Inheritance Tax

Gifts made under the normal expenditure exemption have to be:

  • Habitual, ie, there must be a clear intention to be regular
  • Out of income
  • Not adversely affect the donor’s standard of living

For life assurance, the premiums have to be paid regularly.

Gifts Into Trusts

Gifts into trusts (except bare and disabled) are Chargeable Lifetime Transfers; other gifts are Potentially Exempt Transfers.

Gifts With Reservation

If the donor retains a benefit from the gift on the death, it will be included in their estate and the value will be on death – not when it was gifted.

Capital Gains Tax and Inheritance Tax Example

Amelia gave her holiday cottage to her children in 1997 when it was worth £65,000 and continues to use it for long periods of time. When she dies it is valued at £365,000. This is the likely outcome under current legislation:

  • A gift is a Capital Gains Tax disposal and so there would be a Capital Gains Tax liability.
  • Because it is a gift with reservation, Karen’s executor would take the value of £365,000 for Inheritance Tax purposes.

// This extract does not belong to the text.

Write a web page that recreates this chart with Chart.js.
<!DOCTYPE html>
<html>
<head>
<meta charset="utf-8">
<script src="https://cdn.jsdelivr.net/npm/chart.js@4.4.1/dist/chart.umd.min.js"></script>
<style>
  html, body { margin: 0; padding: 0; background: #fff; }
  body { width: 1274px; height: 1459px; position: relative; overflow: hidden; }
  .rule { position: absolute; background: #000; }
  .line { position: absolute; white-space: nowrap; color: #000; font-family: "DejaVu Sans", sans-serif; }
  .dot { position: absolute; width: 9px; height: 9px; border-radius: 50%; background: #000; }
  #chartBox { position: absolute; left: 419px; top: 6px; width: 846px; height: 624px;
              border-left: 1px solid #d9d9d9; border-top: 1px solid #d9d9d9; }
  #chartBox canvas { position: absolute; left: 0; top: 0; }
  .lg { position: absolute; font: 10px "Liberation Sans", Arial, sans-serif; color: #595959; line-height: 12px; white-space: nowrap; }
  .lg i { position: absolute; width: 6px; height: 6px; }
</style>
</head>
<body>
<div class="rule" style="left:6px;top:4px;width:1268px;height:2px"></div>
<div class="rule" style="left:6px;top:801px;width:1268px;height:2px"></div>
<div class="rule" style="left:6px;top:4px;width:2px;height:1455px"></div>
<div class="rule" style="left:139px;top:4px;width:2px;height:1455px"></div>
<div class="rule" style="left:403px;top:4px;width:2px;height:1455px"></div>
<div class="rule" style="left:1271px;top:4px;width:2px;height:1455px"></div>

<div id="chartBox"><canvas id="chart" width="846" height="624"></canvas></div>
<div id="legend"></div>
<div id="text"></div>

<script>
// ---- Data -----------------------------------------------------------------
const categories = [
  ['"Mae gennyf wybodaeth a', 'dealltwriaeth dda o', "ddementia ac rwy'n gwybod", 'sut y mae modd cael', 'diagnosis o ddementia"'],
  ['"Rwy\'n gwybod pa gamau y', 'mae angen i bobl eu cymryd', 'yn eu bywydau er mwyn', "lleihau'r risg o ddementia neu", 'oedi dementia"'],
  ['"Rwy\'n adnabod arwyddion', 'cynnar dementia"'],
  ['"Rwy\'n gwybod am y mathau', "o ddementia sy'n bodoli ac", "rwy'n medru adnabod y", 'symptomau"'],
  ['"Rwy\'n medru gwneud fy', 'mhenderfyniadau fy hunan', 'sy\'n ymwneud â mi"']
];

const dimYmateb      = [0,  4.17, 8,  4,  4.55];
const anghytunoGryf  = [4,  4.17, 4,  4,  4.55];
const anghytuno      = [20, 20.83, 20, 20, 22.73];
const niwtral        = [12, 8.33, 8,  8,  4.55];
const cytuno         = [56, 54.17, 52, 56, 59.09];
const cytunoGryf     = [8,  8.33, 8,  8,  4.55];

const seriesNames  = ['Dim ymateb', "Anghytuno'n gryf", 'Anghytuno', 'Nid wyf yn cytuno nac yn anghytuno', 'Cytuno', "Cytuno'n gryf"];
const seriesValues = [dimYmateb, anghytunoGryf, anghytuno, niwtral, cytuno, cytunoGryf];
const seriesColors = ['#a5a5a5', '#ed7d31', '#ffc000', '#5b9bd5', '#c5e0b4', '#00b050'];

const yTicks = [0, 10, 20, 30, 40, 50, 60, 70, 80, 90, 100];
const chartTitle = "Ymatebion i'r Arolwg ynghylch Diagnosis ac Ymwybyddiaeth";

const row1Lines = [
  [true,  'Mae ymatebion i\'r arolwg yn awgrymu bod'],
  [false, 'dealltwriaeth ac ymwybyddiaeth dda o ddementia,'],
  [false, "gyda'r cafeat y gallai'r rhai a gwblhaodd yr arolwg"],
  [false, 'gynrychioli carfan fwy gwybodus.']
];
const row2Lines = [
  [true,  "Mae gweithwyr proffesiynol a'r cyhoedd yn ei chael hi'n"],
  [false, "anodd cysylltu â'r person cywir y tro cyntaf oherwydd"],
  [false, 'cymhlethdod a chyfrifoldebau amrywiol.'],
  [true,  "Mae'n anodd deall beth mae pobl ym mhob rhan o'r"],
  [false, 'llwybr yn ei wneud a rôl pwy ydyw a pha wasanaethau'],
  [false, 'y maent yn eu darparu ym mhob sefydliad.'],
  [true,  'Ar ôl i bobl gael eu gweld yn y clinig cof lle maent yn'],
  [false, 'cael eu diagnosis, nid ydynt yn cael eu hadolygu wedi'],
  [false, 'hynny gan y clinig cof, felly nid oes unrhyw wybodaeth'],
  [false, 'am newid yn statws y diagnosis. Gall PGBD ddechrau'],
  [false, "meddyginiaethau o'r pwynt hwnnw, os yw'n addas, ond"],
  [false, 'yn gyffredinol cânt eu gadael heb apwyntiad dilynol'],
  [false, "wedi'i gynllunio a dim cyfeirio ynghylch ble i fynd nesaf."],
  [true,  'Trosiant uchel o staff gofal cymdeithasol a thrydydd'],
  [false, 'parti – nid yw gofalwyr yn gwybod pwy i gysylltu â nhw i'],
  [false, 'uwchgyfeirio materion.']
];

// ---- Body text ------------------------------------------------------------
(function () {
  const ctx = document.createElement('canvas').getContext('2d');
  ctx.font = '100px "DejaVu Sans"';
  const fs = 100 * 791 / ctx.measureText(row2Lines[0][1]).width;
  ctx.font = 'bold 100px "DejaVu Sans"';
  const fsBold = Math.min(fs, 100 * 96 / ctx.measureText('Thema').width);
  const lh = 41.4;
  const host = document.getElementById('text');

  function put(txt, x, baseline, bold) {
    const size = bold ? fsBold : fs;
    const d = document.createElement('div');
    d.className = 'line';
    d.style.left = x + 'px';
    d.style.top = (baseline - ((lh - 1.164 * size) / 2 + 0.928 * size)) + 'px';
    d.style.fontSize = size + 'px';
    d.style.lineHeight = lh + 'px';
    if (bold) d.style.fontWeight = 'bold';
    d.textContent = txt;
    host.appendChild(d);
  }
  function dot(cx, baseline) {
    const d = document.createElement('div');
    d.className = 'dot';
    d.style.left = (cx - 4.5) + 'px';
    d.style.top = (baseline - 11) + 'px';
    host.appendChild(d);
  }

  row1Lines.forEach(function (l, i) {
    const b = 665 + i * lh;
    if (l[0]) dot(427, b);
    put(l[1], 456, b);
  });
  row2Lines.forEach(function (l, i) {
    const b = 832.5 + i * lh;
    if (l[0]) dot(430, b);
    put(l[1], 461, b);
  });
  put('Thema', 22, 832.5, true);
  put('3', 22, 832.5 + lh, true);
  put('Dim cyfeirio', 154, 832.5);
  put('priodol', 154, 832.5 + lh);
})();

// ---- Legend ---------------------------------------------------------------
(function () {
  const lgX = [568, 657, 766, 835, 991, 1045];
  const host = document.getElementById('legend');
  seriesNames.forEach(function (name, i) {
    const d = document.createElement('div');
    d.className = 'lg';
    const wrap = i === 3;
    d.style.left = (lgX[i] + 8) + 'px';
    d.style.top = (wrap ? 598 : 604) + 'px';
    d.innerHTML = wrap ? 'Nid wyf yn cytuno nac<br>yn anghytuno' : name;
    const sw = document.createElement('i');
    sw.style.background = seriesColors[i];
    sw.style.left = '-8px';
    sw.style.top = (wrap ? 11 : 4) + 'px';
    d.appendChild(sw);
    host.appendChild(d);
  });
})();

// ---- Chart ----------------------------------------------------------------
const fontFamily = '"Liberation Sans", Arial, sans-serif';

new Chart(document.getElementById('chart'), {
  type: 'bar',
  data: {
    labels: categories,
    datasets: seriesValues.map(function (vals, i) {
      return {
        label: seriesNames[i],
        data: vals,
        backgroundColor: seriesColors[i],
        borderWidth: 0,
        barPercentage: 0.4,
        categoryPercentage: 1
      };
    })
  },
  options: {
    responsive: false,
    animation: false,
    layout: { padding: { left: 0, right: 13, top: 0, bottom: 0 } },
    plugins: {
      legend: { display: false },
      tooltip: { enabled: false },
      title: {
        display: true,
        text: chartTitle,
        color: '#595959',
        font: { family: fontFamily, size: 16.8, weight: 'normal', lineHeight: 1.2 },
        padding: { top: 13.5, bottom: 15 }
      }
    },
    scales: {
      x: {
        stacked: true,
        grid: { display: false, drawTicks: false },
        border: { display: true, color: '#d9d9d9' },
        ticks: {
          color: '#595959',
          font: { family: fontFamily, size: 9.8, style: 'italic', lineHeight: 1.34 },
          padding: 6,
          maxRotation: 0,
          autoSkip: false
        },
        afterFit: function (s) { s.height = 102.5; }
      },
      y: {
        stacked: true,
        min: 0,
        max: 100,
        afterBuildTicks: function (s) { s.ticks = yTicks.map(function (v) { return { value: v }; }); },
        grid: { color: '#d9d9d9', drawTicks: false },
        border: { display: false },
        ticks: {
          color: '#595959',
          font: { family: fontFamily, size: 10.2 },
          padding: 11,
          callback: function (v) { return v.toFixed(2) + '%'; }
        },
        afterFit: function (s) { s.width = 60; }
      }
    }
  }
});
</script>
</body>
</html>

If Karen had paid market-rate rent when staying there, it would be classed as a Potentially Exempt Transfer and not liable for IHT as it has been more than seven years since the gift was made.

Loss to Estate Inheritance Tax Example Gift Example

Desmond owns an antique chair collection comprising six chairs valued at £20,000. Four chairs are valued at £12,000 and two chairs are valued at £2,000. What would be the value of four of them if he gifts them to his grandson?

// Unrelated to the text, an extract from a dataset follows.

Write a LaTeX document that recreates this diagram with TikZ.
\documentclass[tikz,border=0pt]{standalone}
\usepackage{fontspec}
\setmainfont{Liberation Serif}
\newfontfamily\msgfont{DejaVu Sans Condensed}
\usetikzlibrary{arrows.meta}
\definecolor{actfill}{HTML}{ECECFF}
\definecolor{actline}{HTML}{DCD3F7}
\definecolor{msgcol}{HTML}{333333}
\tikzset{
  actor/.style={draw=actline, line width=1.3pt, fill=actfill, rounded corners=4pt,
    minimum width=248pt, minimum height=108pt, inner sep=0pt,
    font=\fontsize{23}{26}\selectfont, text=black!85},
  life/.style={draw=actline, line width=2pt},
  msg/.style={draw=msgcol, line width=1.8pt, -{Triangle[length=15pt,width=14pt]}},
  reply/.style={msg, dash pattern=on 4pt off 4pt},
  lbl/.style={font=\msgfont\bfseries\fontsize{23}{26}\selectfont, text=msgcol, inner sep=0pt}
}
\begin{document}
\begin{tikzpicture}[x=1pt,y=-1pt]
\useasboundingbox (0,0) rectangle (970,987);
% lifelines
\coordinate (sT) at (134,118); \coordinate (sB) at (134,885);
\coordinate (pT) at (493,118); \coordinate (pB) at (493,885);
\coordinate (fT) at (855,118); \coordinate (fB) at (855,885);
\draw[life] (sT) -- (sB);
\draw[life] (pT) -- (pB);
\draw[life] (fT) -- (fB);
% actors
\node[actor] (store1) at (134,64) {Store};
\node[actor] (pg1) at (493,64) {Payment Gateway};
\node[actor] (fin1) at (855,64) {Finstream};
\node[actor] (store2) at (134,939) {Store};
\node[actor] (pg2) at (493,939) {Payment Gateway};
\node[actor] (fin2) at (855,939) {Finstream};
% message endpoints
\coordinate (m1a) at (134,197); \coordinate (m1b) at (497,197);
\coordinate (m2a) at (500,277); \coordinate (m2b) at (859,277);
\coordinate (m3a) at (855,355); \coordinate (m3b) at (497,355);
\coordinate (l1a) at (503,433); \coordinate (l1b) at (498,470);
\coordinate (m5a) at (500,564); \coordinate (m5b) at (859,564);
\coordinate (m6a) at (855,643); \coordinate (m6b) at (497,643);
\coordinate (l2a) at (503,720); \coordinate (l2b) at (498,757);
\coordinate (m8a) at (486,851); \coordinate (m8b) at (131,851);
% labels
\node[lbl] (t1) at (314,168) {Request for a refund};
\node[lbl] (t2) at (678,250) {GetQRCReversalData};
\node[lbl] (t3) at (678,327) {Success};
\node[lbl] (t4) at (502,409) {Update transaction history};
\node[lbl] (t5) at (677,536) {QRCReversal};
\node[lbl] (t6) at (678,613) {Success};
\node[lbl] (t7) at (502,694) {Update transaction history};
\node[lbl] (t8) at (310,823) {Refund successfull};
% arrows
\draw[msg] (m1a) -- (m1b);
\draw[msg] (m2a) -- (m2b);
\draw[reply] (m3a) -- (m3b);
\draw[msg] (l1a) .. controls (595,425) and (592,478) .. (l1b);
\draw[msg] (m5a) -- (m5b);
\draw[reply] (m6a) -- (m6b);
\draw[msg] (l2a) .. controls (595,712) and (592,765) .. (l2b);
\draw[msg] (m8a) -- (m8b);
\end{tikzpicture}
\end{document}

The answer is £18,000 because the loss to the estate is £2,000 by taking two chairs away.

Taper Relief Applies To Chargeable Lifetime Transfers On Death

The following is an example of the charges applied when putting money into a Discretionary Trust:

Bert puts £500,000 into a Discretionary Trust.

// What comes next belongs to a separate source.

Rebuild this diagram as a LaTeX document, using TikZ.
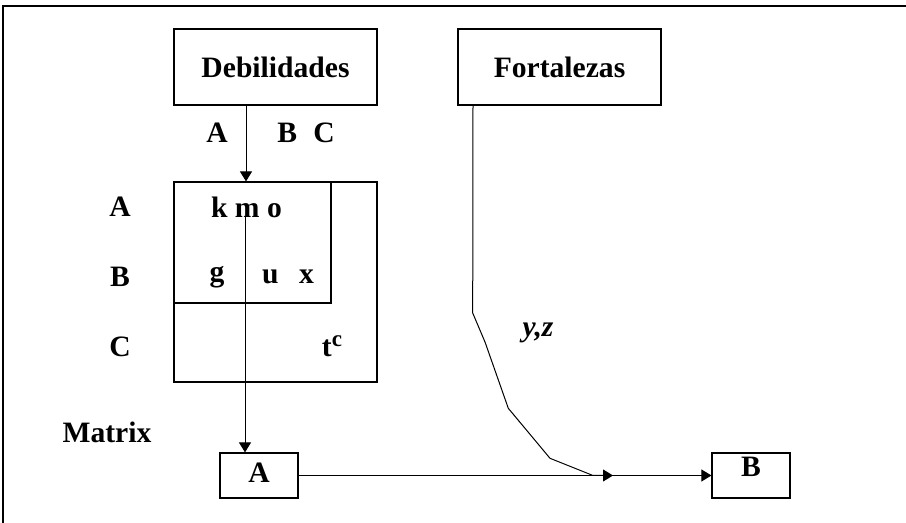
\documentclass[tikz,border=0pt]{standalone}
\usepackage{fontspec}
\setmainfont{Liberation Serif}
\usetikzlibrary{arrows.meta}
\begin{document}
\begin{tikzpicture}[x=0.5pt,y=-0.5pt,
  box/.style={draw, line width=0.6pt, inner sep=0pt},
  lbl/.style={font=\fontsize{14.8}{17}\selectfont\bfseries, inner sep=0pt},
  conn/.style={line width=0.5pt},
  tip/.style={-{Triangle[length=5pt,width=6pt]}}]
\useasboundingbox (0,0) rectangle (906,523);
\draw[line width=1pt] (3,523) -- (3,6) -- (906,6);
% boxes
\node[box, lbl, minimum width=101.5pt, minimum height=38pt] (deb) at (275.5,67) {Debilidades};
\node[box, lbl, minimum width=101.5pt, minimum height=38pt] (fort) at (559.5,67) {Fortalezas};
\node[box, minimum width=101.5pt, minimum height=100pt] (big) at (275.5,282) {};
\node[box, minimum width=78.5pt, minimum height=60.5pt] (inner) at (252.5,242.5) {};
\node[box, lbl, minimum width=39pt, minimum height=22.5pt] (Abox) at (259,475.5) {};
\node[lbl] (Atxt) at (259,473) {A};
\node[box, minimum width=39pt, minimum height=22.5pt] (Bbox) at (751,475.5) {};
\node[lbl] (Btxt) at (751,467) {B};
% labels
\node[lbl] (colA) at (217,133) {A};
\node[lbl] (colBC) at (306,133) {B\hspace{0.55em}C};
\node[lbl] (rowA) at (120,207) {A};
\node[lbl] (rowB) at (120,277) {B};
\node[lbl] (rowC) at (120,347) {C};
\node[lbl] (kmo) at (246.5,207) {k m o};
\node[lbl] (g) at (217,277) {g};
\node[lbl] (ux) at (288,277) {u\hspace{0.7em}x};
\node[lbl] (tc) at (332,346) {t\raisebox{0.75ex}{\fontsize{11.5}{13}\selectfont c}};
\node[lbl] (matrix) at (107,432) {Matrix};
\node[lbl, font=\fontsize{14.8}{17}\selectfont\bfseries\itshape] (yz) at (538,333) {y,z};
% connectors
\draw[conn, tip] ([xshift=-14.75pt]deb.south) -- ([xshift=-14.75pt]deb.south |- big.north);
\coordinate (m) at (245,217);
\draw[conn, tip] (m) -- (m |- Abox.north);
\draw[conn, tip] (Abox.east) -- (Bbox.west);
\coordinate (k1) at (472.7,313);
\coordinate (k2) at (485,342);
\coordinate (k3) at (508.3,408.3);
\coordinate (k4) at (550,458.3);
\coordinate (k5) at (593,475.5);
\coordinate (mid) at (613,475.5);
\draw[conn, tip] ([xshift=-43.25pt]fort.south) -- (k1) -- (k2) -- (k3) -- (k4) -- (k5) -- (mid);
\end{tikzpicture}
\end{document}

He will pay 20% Chargeable Lifetime Transfer (20%) on the amount in excess of the Nil Rate Band (which is currently £325,000).

£500,000 – £325,000 = £175,000.
£175,000 x 20% = £35,000

Bert dies four years later and so the £175,000 is now liable to Inheritance Tax.  However, there are two factors that need to be taken into account:

  1. Bert has already paid 20% Chargeable Lifetime Transfer
  2. Because Bert died more than three years after the money was placed into the Dicsretionary Trust, taper relief is applicable.

The Inheritance Tax calculation is therefore:

£175,000 x 40% = £70,000
£70,000 – £35,000 (Lifetime Transfer amount) = £35,000
£35,000 x 32% = £11,200.

The rate of 32% is the inheritance tax rate after gifts have been applied between three and four years.

Leftover annual exemption

Leftover annual exemption can be carried over from each tax year to the next, but the maximum exemption is currently £6,000.